_Input records_.
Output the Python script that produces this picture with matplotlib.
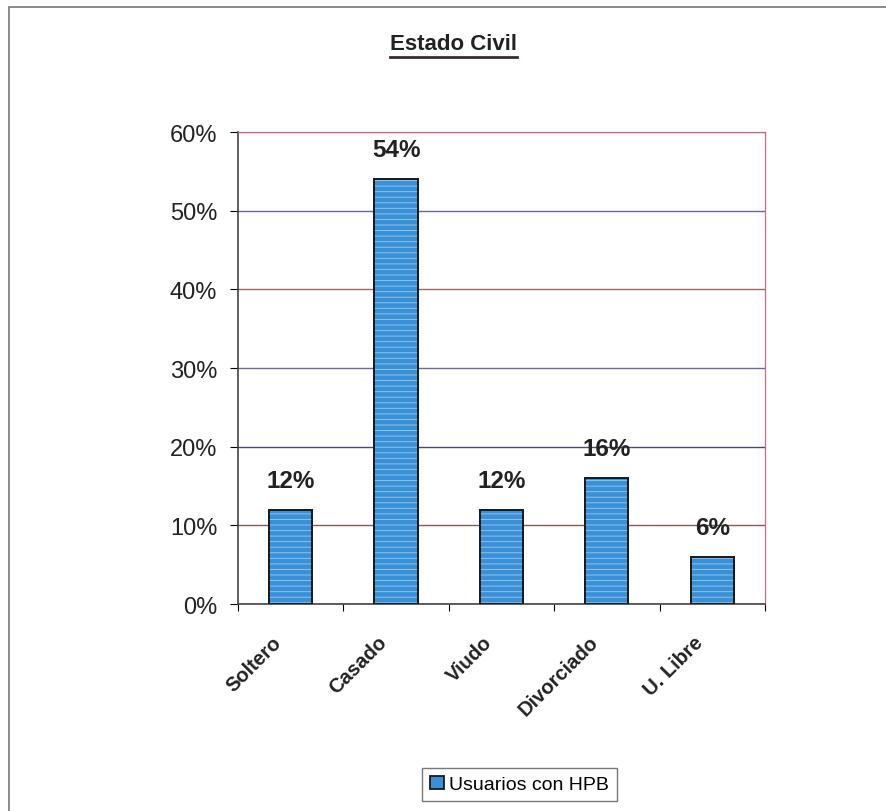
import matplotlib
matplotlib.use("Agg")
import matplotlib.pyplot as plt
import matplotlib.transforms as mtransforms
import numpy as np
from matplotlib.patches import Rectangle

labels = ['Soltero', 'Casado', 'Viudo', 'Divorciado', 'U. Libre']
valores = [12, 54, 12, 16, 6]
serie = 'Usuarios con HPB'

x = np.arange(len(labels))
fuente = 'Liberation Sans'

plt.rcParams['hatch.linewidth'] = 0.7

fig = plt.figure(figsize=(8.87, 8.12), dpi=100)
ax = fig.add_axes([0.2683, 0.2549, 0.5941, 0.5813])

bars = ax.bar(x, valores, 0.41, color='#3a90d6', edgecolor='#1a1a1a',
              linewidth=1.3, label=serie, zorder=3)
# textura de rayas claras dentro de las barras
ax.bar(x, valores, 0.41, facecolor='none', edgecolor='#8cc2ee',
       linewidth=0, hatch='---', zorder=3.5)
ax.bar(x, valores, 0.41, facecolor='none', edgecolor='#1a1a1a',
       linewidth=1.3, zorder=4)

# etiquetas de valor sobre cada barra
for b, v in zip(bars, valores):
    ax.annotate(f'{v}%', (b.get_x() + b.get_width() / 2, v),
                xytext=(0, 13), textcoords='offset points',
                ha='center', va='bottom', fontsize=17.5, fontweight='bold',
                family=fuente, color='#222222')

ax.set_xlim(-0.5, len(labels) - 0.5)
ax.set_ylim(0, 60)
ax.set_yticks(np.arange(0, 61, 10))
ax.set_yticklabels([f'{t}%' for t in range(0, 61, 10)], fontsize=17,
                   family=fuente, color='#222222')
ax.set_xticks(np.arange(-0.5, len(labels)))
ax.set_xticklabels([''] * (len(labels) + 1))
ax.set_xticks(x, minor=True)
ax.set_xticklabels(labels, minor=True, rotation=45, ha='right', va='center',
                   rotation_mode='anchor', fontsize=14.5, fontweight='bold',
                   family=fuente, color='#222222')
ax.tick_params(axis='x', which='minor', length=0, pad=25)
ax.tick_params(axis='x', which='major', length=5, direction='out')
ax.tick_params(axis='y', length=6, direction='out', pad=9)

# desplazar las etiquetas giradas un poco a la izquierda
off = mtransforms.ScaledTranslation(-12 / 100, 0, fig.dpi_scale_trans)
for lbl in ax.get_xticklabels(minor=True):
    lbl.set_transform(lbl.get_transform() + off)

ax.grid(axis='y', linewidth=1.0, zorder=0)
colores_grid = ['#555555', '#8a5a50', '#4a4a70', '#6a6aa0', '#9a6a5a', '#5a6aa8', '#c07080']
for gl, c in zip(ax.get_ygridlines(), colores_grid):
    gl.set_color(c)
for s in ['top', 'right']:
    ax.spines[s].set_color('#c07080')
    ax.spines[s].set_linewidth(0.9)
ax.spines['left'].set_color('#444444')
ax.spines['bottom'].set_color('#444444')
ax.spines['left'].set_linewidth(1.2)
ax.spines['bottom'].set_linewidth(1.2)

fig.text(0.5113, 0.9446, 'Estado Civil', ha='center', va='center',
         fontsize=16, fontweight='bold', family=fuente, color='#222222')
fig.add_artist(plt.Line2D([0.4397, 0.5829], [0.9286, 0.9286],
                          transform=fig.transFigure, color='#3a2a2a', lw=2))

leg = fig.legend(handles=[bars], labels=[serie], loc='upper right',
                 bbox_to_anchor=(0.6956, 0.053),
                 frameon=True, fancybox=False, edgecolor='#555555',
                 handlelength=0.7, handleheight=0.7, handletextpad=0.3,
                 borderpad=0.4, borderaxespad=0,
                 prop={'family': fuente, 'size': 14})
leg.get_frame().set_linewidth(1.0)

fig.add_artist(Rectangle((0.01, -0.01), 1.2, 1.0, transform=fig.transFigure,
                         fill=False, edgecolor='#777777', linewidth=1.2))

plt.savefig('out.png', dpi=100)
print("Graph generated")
--
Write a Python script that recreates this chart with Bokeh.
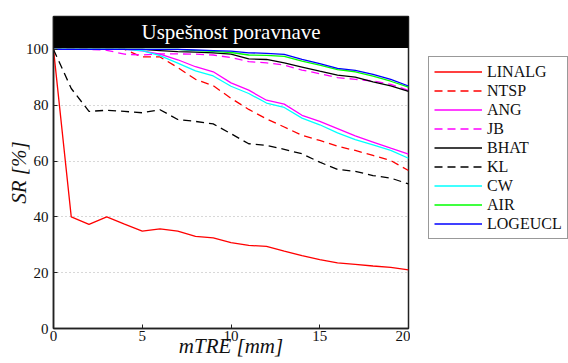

_Task to carry out_.
Look through the data above. Copy every line with the string "that" in it.

_Response_.
Output the Python script that produces this picture with matplotlib.
Write a Python script that recreates this chart with Bokeh.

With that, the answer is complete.